=== Supplied material ===

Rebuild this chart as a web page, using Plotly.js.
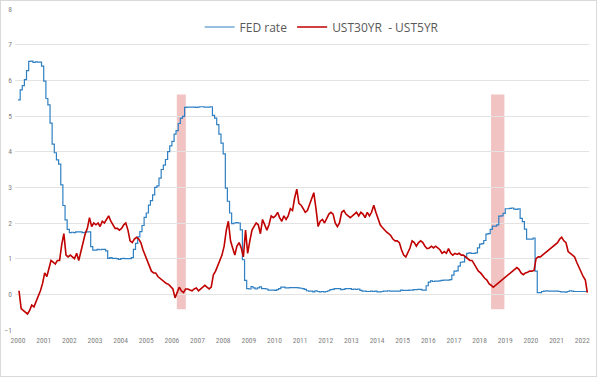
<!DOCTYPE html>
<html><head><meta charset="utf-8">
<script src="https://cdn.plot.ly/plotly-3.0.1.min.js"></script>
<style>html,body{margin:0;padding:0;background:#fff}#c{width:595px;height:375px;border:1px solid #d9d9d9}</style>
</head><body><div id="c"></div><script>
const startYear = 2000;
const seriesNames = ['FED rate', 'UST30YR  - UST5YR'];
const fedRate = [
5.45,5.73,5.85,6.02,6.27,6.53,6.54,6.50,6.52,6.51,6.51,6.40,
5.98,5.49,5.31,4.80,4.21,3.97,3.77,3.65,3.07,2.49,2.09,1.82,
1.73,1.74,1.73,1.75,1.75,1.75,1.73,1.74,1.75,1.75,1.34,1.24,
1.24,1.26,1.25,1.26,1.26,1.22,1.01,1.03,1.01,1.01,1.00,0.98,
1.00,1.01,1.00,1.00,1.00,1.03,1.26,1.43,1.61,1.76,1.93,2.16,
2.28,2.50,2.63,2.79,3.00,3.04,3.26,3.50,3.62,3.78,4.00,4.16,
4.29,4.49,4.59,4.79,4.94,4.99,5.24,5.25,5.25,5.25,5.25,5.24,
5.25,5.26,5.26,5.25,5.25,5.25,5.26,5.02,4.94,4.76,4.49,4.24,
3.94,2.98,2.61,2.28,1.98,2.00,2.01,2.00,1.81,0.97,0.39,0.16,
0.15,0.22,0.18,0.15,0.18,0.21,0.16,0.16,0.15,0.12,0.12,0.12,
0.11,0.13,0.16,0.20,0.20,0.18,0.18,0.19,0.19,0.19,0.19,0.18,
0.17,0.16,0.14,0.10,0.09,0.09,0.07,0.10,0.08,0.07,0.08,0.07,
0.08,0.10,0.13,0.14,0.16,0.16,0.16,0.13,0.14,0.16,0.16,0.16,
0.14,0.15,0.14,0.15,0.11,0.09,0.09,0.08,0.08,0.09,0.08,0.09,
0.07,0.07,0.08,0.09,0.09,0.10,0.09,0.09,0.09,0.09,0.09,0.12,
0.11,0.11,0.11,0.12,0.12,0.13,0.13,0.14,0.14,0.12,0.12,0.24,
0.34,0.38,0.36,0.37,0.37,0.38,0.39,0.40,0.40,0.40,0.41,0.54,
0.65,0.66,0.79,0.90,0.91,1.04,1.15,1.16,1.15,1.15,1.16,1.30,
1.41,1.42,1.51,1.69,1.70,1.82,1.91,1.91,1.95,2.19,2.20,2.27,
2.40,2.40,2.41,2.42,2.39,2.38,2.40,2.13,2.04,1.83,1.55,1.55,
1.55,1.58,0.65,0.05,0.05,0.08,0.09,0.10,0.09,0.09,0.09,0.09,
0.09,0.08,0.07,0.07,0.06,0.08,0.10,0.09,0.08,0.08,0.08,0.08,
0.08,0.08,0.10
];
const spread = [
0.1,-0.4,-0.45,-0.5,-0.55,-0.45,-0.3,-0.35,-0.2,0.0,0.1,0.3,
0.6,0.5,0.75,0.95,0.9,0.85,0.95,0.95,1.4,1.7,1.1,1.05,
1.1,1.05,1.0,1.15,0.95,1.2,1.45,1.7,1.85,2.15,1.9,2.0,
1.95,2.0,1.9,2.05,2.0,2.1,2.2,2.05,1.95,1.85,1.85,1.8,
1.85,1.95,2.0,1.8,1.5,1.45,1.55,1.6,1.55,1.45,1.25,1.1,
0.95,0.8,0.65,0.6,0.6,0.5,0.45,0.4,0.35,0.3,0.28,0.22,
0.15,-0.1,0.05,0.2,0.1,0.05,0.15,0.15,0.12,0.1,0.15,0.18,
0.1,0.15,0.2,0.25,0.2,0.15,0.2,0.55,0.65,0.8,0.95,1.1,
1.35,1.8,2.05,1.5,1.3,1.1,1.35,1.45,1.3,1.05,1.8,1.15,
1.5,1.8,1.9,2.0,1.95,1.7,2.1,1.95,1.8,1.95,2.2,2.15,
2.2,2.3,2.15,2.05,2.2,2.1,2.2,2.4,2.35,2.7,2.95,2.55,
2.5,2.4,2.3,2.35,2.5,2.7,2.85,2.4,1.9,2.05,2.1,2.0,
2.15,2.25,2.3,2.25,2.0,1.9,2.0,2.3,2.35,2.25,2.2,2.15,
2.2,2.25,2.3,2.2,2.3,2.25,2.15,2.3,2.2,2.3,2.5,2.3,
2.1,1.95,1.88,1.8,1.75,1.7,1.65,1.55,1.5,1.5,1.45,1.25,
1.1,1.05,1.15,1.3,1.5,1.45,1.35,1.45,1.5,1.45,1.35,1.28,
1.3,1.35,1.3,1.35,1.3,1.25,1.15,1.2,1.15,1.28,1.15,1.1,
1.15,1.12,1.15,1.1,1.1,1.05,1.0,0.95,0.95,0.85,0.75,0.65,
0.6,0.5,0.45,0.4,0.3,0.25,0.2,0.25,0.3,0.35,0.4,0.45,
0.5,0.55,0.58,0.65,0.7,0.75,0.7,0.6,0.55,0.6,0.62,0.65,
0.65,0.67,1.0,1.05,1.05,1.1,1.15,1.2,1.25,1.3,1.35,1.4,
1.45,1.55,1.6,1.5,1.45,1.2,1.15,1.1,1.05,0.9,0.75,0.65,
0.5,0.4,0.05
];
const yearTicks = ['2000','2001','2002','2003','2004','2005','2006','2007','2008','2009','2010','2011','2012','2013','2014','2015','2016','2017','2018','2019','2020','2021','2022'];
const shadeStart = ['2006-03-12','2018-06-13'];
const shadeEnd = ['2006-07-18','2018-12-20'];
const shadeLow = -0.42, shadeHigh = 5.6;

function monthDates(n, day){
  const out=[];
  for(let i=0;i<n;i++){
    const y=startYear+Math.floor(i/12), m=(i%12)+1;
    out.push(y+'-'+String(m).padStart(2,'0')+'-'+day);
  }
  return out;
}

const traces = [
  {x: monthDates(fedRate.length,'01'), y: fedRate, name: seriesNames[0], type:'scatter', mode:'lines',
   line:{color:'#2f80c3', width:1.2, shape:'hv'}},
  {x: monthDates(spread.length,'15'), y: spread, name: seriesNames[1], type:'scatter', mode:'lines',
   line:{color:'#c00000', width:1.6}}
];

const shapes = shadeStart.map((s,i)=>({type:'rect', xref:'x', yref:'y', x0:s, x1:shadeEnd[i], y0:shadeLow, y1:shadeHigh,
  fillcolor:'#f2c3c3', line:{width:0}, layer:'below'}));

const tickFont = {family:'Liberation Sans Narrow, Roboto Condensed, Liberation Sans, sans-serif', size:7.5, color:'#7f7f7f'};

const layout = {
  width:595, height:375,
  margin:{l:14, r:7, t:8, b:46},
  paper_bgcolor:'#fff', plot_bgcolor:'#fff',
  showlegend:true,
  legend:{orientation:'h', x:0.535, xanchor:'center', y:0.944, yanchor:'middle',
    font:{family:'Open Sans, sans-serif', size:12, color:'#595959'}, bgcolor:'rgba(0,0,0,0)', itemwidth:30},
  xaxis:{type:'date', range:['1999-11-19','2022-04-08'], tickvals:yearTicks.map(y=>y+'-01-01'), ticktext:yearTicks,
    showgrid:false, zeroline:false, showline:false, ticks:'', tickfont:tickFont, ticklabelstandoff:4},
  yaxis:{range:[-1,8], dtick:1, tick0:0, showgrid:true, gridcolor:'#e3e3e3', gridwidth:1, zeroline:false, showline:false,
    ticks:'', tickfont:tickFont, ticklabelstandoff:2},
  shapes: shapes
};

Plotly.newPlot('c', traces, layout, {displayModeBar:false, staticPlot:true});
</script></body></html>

===

» Problem to work on: Make an exact copy of the data, leaving its pictures out.

» Answer for this exercise:
Rebuild this chart as a web page, using Plotly.js.
<!DOCTYPE html>
<html><head><meta charset="utf-8">
<script src="https://cdn.plot.ly/plotly-3.0.1.min.js"></script>
<style>html,body{margin:0;padding:0;background:#fff}#c{width:595px;height:375px;border:1px solid #d9d9d9}</style>
</head><body><div id="c"></div><script>
const startYear = 2000;
const seriesNames = ['FED rate', 'UST30YR  - UST5YR'];
const fedRate = [
5.45,5.73,5.85,6.02,6.27,6.53,6.54,6.50,6.52,6.51,6.51,6.40,
5.98,5.49,5.31,4.80,4.21,3.97,3.77,3.65,3.07,2.49,2.09,1.82,
1.73,1.74,1.73,1.75,1.75,1.75,1.73,1.74,1.75,1.75,1.34,1.24,
1.24,1.26,1.25,1.26,1.26,1.22,1.01,1.03,1.01,1.01,1.00,0.98,
1.00,1.01,1.00,1.00,1.00,1.03,1.26,1.43,1.61,1.76,1.93,2.16,
2.28,2.50,2.63,2.79,3.00,3.04,3.26,3.50,3.62,3.78,4.00,4.16,
4.29,4.49,4.59,4.79,4.94,4.99,5.24,5.25,5.25,5.25,5.25,5.24,
5.25,5.26,5.26,5.25,5.25,5.25,5.26,5.02,4.94,4.76,4.49,4.24,
3.94,2.98,2.61,2.28,1.98,2.00,2.01,2.00,1.81,0.97,0.39,0.16,
0.15,0.22,0.18,0.15,0.18,0.21,0.16,0.16,0.15,0.12,0.12,0.12,
0.11,0.13,0.16,0.20,0.20,0.18,0.18,0.19,0.19,0.19,0.19,0.18,
0.17,0.16,0.14,0.10,0.09,0.09,0.07,0.10,0.08,0.07,0.08,0.07,
0.08,0.10,0.13,0.14,0.16,0.16,0.16,0.13,0.14,0.16,0.16,0.16,
0.14,0.15,0.14,0.15,0.11,0.09,0.09,0.08,0.08,0.09,0.08,0.09,
0.07,0.07,0.08,0.09,0.09,0.10,0.09,0.09,0.09,0.09,0.09,0.12,
0.11,0.11,0.11,0.12,0.12,0.13,0.13,0.14,0.14,0.12,0.12,0.24,
0.34,0.38,0.36,0.37,0.37,0.38,0.39,0.40,0.40,0.40,0.41,0.54,
0.65,0.66,0.79,0.90,0.91,1.04,1.15,1.16,1.15,1.15,1.16,1.30,
1.41,1.42,1.51,1.69,1.70,1.82,1.91,1.91,1.95,2.19,2.20,2.27,
2.40,2.40,2.41,2.42,2.39,2.38,2.40,2.13,2.04,1.83,1.55,1.55,
1.55,1.58,0.65,0.05,0.05,0.08,0.09,0.10,0.09,0.09,0.09,0.09,
0.09,0.08,0.07,0.07,0.06,0.08,0.10,0.09,0.08,0.08,0.08,0.08,
0.08,0.08,0.10
];
const spread = [
0.1,-0.4,-0.45,-0.5,-0.55,-0.45,-0.3,-0.35,-0.2,0.0,0.1,0.3,
0.6,0.5,0.75,0.95,0.9,0.85,0.95,0.95,1.4,1.7,1.1,1.05,
1.1,1.05,1.0,1.15,0.95,1.2,1.45,1.7,1.85,2.15,1.9,2.0,
1.95,2.0,1.9,2.05,2.0,2.1,2.2,2.05,1.95,1.85,1.85,1.8,
1.85,1.95,2.0,1.8,1.5,1.45,1.55,1.6,1.55,1.45,1.25,1.1,
0.95,0.8,0.65,0.6,0.6,0.5,0.45,0.4,0.35,0.3,0.28,0.22,
0.15,-0.1,0.05,0.2,0.1,0.05,0.15,0.15,0.12,0.1,0.15,0.18,
0.1,0.15,0.2,0.25,0.2,0.15,0.2,0.55,0.65,0.8,0.95,1.1,
1.35,1.8,2.05,1.5,1.3,1.1,1.35,1.45,1.3,1.05,1.8,1.15,
1.5,1.8,1.9,2.0,1.95,1.7,2.1,1.95,1.8,1.95,2.2,2.15,
2.2,2.3,2.15,2.05,2.2,2.1,2.2,2.4,2.35,2.7,2.95,2.55,
2.5,2.4,2.3,2.35,2.5,2.7,2.85,2.4,1.9,2.05,2.1,2.0,
2.15,2.25,2.3,2.25,2.0,1.9,2.0,2.3,2.35,2.25,2.2,2.15,
2.2,2.25,2.3,2.2,2.3,2.25,2.15,2.3,2.2,2.3,2.5,2.3,
2.1,1.95,1.88,1.8,1.75,1.7,1.65,1.55,1.5,1.5,1.45,1.25,
1.1,1.05,1.15,1.3,1.5,1.45,1.35,1.45,1.5,1.45,1.35,1.28,
1.3,1.35,1.3,1.35,1.3,1.25,1.15,1.2,1.15,1.28,1.15,1.1,
1.15,1.12,1.15,1.1,1.1,1.05,1.0,0.95,0.95,0.85,0.75,0.65,
0.6,0.5,0.45,0.4,0.3,0.25,0.2,0.25,0.3,0.35,0.4,0.45,
0.5,0.55,0.58,0.65,0.7,0.75,0.7,0.6,0.55,0.6,0.62,0.65,
0.65,0.67,1.0,1.05,1.05,1.1,1.15,1.2,1.25,1.3,1.35,1.4,
1.45,1.55,1.6,1.5,1.45,1.2,1.15,1.1,1.05,0.9,0.75,0.65,
0.5,0.4,0.05
];
const yearTicks = ['2000','2001','2002','2003','2004','2005','2006','2007','2008','2009','2010','2011','2012','2013','2014','2015','2016','2017','2018','2019','2020','2021','2022'];
const shadeStart = ['2006-03-12','2018-06-13'];
const shadeEnd = ['2006-07-18','2018-12-20'];
const shadeLow = -0.42, shadeHigh = 5.6;

function monthDates(n, day){
  const out=[];
  for(let i=0;i<n;i++){
    const y=startYear+Math.floor(i/12), m=(i%12)+1;
    out.push(y+'-'+String(m).padStart(2,'0')+'-'+day);
  }
  return out;
}

const traces = [
  {x: monthDates(fedRate.length,'01'), y: fedRate, name: seriesNames[0], type:'scatter', mode:'lines',
   line:{color:'#2f80c3', width:1.2, shape:'hv'}},
  {x: monthDates(spread.length,'15'), y: spread, name: seriesNames[1], type:'scatter', mode:'lines',
   line:{color:'#c00000', width:1.6}}
];

const shapes = shadeStart.map((s,i)=>({type:'rect', xref:'x', yref:'y', x0:s, x1:shadeEnd[i], y0:shadeLow, y1:shadeHigh,
  fillcolor:'#f2c3c3', line:{width:0}, layer:'below'}));

const tickFont = {family:'Liberation Sans Narrow, Roboto Condensed, Liberation Sans, sans-serif', size:7.5, color:'#7f7f7f'};

const layout = {
  width:595, height:375,
  margin:{l:14, r:7, t:8, b:46},
  paper_bgcolor:'#fff', plot_bgcolor:'#fff',
  showlegend:true,
  legend:{orientation:'h', x:0.535, xanchor:'center', y:0.944, yanchor:'middle',
    font:{family:'Open Sans, sans-serif', size:12, color:'#595959'}, bgcolor:'rgba(0,0,0,0)', itemwidth:30},
  xaxis:{type:'date', range:['1999-11-19','2022-04-08'], tickvals:yearTicks.map(y=>y+'-01-01'), ticktext:yearTicks,
    showgrid:false, zeroline:false, showline:false, ticks:'', tickfont:tickFont, ticklabelstandoff:4},
  yaxis:{range:[-1,8], dtick:1, tick0:0, showgrid:true, gridcolor:'#e3e3e3', gridwidth:1, zeroline:false, showline:false,
    ticks:'', tickfont:tickFont, ticklabelstandoff:2},
  shapes: shapes
};

Plotly.newPlot('c', traces, layout, {displayModeBar:false, staticPlot:true});
</script></body></html>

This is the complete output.